Generally, a low enough probability of something bad happening is as good as a guarantee that it never will. As long as it's more likely that the world will end when a comet hits it, the chance of a colliding hash isn't generally worth worrying about.
Of course, secure hash algorithms are not perfect. Because they are used in cryptography, they are very valuable things to try and crack. SHA-1, for instance, has been weakened (you can find a collision in 2000 times fewer guesses than just doing random guessing); MD5 has been completely cracked, and security researchers have actually created two certificates which have the same MD5 sum, and got one of them signed by a certificate authority, thus allowing them to use the other one as if it had been signed by the certificate authority. You should not blindly put your faith in cryptographic hashes; once one has been weakened (like SHA-1), it is time to look for a new hash, which is why there is currently a competition to create a new standard hash algorithm.
The function is something like:
hash1 = SHA1(plaintext1)
hash2 = SHA1(plaintext2)
now, hash1 and hash2 can technically be the same. It's a collision. Not common, but possible, and not a problem.
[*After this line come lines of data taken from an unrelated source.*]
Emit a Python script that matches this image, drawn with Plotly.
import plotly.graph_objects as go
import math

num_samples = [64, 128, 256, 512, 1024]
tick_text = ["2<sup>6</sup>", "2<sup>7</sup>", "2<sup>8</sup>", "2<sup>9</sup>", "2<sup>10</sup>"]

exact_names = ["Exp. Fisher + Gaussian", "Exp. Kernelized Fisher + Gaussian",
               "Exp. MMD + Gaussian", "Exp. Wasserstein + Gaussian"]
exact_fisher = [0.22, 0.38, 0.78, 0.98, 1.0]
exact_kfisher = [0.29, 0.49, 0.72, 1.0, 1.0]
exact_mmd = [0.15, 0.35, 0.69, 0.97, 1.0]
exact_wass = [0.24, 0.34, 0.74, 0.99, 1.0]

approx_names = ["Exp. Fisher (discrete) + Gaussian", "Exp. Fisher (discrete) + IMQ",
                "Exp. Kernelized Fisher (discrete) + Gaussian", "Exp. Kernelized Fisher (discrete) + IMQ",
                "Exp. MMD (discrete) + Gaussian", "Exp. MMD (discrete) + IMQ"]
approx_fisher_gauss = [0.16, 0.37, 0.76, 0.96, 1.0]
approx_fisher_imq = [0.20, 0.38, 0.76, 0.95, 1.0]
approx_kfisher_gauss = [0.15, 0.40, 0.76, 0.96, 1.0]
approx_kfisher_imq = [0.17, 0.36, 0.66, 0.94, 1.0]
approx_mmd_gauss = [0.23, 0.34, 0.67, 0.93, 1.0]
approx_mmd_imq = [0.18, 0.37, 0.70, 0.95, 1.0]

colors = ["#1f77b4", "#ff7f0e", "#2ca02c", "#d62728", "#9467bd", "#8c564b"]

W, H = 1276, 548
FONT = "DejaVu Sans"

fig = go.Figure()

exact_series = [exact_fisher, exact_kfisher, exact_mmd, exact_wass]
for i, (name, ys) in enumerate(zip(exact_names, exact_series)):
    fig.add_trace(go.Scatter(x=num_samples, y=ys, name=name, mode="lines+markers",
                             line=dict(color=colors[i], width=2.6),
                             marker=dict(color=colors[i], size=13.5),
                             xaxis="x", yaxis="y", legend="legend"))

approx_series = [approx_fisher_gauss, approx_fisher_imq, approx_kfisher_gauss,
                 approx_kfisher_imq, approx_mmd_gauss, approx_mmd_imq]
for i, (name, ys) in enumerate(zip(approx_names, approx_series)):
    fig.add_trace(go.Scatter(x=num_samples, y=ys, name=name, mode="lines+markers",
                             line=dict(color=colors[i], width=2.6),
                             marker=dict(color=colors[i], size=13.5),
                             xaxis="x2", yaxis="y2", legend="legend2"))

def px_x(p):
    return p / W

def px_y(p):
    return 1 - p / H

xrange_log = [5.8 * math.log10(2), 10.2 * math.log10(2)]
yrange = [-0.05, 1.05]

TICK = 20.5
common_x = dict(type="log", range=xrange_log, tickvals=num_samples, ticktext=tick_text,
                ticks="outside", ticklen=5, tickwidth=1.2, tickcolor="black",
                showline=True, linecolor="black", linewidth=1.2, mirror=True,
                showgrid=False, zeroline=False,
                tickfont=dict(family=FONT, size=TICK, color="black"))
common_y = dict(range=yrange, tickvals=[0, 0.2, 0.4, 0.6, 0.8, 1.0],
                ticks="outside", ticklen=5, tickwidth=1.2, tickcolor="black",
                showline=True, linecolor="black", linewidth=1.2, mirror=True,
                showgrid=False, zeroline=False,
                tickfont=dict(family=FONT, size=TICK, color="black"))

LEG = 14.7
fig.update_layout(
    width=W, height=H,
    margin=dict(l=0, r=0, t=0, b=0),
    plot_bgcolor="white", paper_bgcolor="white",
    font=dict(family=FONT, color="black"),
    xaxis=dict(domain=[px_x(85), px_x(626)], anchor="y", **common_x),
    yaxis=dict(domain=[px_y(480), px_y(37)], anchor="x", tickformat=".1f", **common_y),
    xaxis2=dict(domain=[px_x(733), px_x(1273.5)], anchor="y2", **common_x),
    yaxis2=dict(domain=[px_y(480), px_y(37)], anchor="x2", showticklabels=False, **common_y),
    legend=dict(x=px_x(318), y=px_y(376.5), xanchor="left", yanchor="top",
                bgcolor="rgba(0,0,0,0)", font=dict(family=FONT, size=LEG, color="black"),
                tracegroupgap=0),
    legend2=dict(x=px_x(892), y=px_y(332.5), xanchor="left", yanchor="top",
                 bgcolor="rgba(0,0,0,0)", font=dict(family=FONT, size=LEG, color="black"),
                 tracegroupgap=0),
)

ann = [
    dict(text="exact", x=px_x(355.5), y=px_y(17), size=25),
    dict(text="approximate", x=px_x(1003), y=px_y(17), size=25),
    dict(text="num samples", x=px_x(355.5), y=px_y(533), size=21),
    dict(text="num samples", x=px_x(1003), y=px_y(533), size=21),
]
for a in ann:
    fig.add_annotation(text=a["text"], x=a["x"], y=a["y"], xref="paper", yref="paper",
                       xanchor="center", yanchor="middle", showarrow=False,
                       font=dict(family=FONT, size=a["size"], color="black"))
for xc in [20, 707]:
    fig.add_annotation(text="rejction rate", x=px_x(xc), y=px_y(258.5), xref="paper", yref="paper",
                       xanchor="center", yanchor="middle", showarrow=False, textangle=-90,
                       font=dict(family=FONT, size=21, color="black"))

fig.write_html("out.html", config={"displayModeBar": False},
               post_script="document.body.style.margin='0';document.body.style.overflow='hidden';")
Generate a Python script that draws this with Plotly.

The real magic is in the fact that it's impossible to do this:
plaintext1 = SHA1-REVERSE(hash1)
So you can never reverse it. Handy if you dont want to know what a password is, only that the user gave you the same one both times. Think about it. You have 1024 bytes of input. You get 40 bits of output. How can you EVER reconstruct those 1024 bytes from the 40 - you threw information away. It's just not possible (well, unless you design the algorithm to allow it, I guess....)
Also, if 40 bits isn't enough, use SHA256 or something with a bigger output. And Salt it. Salt is good.
Oh, and as an aside: any website which emails you your password, is not hashing it's passwords. It's either storing them unencrypted (run, run screaming), or encrypting them with a 2 way encryption (DES, AES, public-private key et al - trust them a little more)
There is ZERO reasons for a website to be able to email you your password, or need to store anything but the hash. /rant.
Nice observation. Short answer it can't and leads to collisions which can be exploited in birthday attacks.
The simple answer is: it doesn't create unique hashes. Look at the Pidgeonhole priciple. It's just so unlikely for there to be a collision that nobody has ever found one.